In your copy, include every line of the listing below exactly but none of the pictures.

-- START SUPPLIED DATA --

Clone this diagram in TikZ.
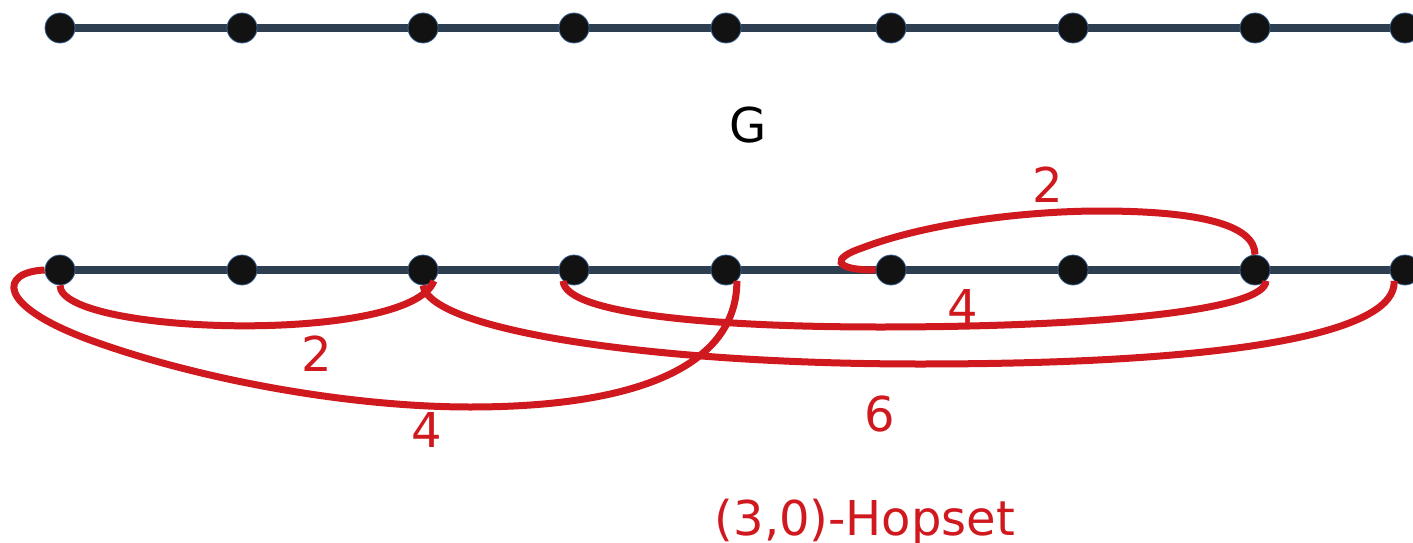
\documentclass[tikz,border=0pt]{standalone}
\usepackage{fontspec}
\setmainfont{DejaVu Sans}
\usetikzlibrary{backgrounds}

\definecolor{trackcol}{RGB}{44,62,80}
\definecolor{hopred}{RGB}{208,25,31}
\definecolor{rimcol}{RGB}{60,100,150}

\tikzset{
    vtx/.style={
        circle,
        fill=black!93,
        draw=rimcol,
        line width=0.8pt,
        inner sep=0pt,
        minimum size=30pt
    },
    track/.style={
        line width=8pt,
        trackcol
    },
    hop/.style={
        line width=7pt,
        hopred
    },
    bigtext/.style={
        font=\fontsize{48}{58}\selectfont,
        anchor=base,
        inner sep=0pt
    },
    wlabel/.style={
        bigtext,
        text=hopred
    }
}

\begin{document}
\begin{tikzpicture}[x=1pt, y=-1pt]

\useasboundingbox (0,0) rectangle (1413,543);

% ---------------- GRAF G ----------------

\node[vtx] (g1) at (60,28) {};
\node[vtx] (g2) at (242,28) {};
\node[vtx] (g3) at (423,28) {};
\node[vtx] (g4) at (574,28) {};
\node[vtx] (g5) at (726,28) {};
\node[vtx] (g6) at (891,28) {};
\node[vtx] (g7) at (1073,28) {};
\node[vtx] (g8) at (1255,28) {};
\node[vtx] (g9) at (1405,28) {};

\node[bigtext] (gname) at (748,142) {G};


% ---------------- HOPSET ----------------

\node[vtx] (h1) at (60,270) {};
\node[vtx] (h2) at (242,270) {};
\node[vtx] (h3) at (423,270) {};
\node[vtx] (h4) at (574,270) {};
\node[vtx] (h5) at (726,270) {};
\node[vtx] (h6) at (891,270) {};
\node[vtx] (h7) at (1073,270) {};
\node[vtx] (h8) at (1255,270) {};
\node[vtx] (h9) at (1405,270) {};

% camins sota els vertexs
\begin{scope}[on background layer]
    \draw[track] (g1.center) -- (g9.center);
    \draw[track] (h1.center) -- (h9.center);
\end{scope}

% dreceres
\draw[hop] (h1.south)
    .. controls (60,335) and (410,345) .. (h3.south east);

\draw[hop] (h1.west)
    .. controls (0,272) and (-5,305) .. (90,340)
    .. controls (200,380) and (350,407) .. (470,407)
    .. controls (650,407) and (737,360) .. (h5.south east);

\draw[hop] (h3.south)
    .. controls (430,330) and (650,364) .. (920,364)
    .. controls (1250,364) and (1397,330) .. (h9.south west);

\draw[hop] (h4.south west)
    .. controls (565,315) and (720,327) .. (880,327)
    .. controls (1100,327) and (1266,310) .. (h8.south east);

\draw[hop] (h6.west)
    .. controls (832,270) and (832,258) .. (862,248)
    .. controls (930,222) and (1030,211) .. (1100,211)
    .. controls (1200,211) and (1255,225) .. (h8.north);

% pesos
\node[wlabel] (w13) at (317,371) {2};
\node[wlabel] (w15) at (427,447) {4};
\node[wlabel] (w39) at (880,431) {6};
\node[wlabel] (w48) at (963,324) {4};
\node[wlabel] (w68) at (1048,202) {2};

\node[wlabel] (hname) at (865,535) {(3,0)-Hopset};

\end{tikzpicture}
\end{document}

-- END SUPPLIED DATA --

FINAL RESULT:
Clone this diagram in TikZ.
\documentclass[tikz,border=0pt]{standalone}
\usepackage{fontspec}
\setmainfont{DejaVu Sans}
\usetikzlibrary{backgrounds}

\definecolor{trackcol}{RGB}{44,62,80}
\definecolor{hopred}{RGB}{208,25,31}
\definecolor{rimcol}{RGB}{60,100,150}

\tikzset{
    vtx/.style={
        circle,
        fill=black!93,
        draw=rimcol,
        line width=0.8pt,
        inner sep=0pt,
        minimum size=30pt
    },
    track/.style={
        line width=8pt,
        trackcol
    },
    hop/.style={
        line width=7pt,
        hopred
    },
    bigtext/.style={
        font=\fontsize{48}{58}\selectfont,
        anchor=base,
        inner sep=0pt
    },
    wlabel/.style={
        bigtext,
        text=hopred
    }
}

\begin{document}
\begin{tikzpicture}[x=1pt, y=-1pt]

\useasboundingbox (0,0) rectangle (1413,543);

% ---------------- GRAF G ----------------

\node[vtx] (g1) at (60,28) {};
\node[vtx] (g2) at (242,28) {};
\node[vtx] (g3) at (423,28) {};
\node[vtx] (g4) at (574,28) {};
\node[vtx] (g5) at (726,28) {};
\node[vtx] (g6) at (891,28) {};
\node[vtx] (g7) at (1073,28) {};
\node[vtx] (g8) at (1255,28) {};
\node[vtx] (g9) at (1405,28) {};

\node[bigtext] (gname) at (748,142) {G};


% ---------------- HOPSET ----------------

\node[vtx] (h1) at (60,270) {};
\node[vtx] (h2) at (242,270) {};
\node[vtx] (h3) at (423,270) {};
\node[vtx] (h4) at (574,270) {};
\node[vtx] (h5) at (726,270) {};
\node[vtx] (h6) at (891,270) {};
\node[vtx] (h7) at (1073,270) {};
\node[vtx] (h8) at (1255,270) {};
\node[vtx] (h9) at (1405,270) {};

% camins sota els vertexs
\begin{scope}[on background layer]
    \draw[track] (g1.center) -- (g9.center);
    \draw[track] (h1.center) -- (h9.center);
\end{scope}

% dreceres
\draw[hop] (h1.south)
    .. controls (60,335) and (410,345) .. (h3.south east);

\draw[hop] (h1.west)
    .. controls (0,272) and (-5,305) .. (90,340)
    .. controls (200,380) and (350,407) .. (470,407)
    .. controls (650,407) and (737,360) .. (h5.south east);

\draw[hop] (h3.south)
    .. controls (430,330) and (650,364) .. (920,364)
    .. controls (1250,364) and (1397,330) .. (h9.south west);

\draw[hop] (h4.south west)
    .. controls (565,315) and (720,327) .. (880,327)
    .. controls (1100,327) and (1266,310) .. (h8.south east);

\draw[hop] (h6.west)
    .. controls (832,270) and (832,258) .. (862,248)
    .. controls (930,222) and (1030,211) .. (1100,211)
    .. controls (1200,211) and (1255,225) .. (h8.north);

% pesos
\node[wlabel] (w13) at (317,371) {2};
\node[wlabel] (w15) at (427,447) {4};
\node[wlabel] (w39) at (880,431) {6};
\node[wlabel] (w48) at (963,324) {4};
\node[wlabel] (w68) at (1048,202) {2};

\node[wlabel] (hname) at (865,535) {(3,0)-Hopset};

\end{tikzpicture}
\end{document}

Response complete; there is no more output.